SOURCE EXCERPT:

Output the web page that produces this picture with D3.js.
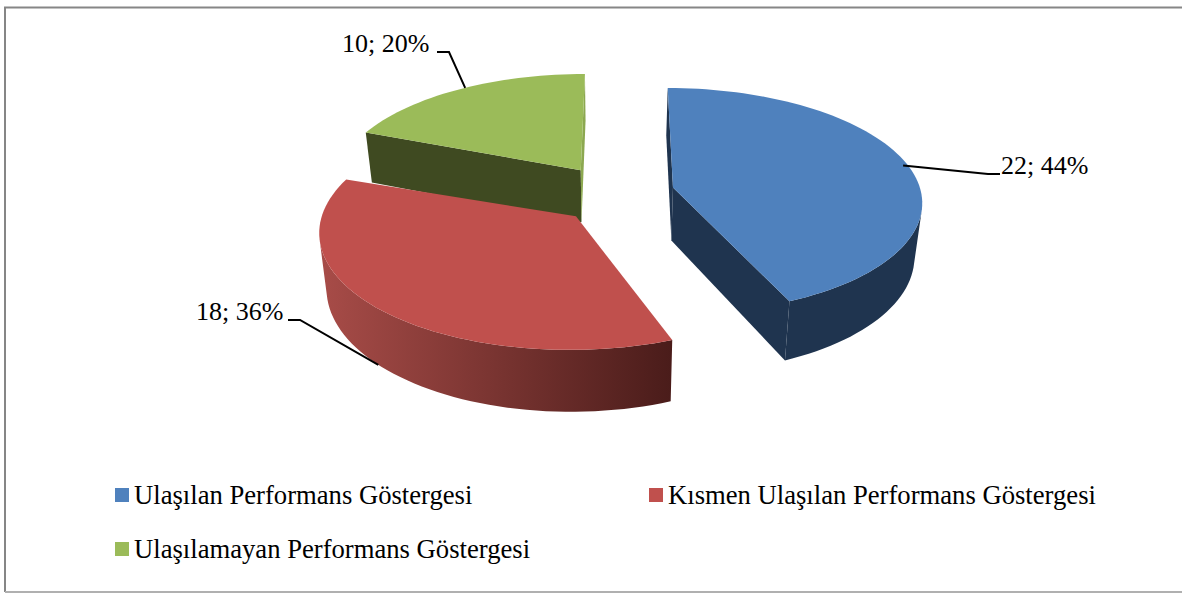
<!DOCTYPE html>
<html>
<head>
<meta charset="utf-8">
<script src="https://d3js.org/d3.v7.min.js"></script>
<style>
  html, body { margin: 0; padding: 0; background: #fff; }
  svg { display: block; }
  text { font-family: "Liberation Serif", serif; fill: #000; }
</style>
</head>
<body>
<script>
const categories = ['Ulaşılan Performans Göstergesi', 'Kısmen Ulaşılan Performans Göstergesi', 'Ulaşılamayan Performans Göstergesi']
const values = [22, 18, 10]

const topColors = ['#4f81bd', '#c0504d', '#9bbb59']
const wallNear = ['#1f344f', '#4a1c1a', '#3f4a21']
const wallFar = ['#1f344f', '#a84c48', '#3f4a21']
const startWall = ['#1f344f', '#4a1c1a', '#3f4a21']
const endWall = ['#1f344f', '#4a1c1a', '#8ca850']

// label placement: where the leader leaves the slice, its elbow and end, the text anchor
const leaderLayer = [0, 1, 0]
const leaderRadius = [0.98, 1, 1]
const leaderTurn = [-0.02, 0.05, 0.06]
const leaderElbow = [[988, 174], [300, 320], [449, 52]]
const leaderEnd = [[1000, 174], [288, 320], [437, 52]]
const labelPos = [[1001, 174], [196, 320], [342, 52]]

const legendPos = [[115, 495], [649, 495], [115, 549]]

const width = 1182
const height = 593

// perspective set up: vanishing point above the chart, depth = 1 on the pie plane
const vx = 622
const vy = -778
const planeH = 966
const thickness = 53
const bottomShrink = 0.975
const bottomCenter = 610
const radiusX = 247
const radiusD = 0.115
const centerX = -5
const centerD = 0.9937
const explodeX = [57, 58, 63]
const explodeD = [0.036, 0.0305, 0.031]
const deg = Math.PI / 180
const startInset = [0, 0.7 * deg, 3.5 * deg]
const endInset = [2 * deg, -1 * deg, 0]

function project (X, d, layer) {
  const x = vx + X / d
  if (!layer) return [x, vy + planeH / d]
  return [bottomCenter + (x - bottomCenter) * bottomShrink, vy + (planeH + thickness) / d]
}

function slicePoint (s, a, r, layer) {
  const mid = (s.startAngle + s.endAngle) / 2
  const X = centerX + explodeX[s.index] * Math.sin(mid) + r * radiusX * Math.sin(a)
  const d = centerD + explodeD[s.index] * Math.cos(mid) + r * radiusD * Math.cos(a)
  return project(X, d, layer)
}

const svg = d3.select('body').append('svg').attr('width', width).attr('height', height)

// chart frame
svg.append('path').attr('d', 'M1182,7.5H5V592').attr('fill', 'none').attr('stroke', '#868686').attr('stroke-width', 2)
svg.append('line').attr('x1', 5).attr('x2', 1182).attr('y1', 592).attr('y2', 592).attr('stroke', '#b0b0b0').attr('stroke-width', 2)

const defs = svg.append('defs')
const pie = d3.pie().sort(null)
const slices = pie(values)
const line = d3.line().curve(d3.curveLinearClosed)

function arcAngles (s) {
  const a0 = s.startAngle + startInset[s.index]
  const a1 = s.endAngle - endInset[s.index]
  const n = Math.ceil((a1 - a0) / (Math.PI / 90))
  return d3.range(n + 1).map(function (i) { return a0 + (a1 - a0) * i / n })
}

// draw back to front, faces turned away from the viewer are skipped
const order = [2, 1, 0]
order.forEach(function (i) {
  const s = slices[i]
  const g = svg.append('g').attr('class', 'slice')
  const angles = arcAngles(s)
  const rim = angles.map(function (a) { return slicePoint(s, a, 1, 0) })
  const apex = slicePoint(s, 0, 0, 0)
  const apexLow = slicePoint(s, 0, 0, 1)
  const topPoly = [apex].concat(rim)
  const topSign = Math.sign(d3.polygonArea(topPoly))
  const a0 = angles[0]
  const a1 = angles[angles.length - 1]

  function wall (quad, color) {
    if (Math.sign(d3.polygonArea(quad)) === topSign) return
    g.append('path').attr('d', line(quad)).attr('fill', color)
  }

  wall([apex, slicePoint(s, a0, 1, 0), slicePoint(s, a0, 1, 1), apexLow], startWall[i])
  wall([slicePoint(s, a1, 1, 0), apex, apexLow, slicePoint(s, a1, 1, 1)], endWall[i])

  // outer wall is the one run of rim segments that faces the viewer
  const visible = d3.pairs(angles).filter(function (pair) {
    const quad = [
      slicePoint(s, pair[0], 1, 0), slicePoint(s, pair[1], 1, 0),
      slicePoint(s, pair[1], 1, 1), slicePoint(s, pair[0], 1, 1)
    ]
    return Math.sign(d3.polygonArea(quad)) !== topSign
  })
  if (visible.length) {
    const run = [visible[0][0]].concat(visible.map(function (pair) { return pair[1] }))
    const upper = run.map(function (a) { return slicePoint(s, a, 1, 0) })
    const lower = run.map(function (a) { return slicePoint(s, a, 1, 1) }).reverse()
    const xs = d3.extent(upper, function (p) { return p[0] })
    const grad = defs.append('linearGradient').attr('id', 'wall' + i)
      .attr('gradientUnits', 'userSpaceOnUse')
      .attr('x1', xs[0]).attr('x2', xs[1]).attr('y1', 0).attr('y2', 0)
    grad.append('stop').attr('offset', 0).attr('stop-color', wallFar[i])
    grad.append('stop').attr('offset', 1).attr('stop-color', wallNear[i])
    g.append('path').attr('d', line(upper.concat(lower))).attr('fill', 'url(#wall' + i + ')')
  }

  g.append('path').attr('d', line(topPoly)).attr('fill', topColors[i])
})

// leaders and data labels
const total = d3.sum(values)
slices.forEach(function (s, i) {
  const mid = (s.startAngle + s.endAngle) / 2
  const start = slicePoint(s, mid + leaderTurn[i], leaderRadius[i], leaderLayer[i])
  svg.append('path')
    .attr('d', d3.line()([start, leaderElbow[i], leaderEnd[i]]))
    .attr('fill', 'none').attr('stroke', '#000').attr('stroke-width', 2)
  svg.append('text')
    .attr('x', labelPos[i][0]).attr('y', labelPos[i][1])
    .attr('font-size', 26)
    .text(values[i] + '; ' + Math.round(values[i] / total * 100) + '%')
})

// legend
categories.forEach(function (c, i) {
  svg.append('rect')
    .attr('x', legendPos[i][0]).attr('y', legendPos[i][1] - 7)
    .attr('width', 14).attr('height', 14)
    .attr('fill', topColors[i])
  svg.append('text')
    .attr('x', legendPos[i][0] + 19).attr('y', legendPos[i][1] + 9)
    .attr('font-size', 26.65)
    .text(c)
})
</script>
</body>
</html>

WHAT NEEDS TO BE DONE: From the listing above, return each line with the word "that".

WRITTEN ANSWER:
Output the web page that produces this picture with D3.js.
  // outer wall is the one run of rim segments that faces the viewer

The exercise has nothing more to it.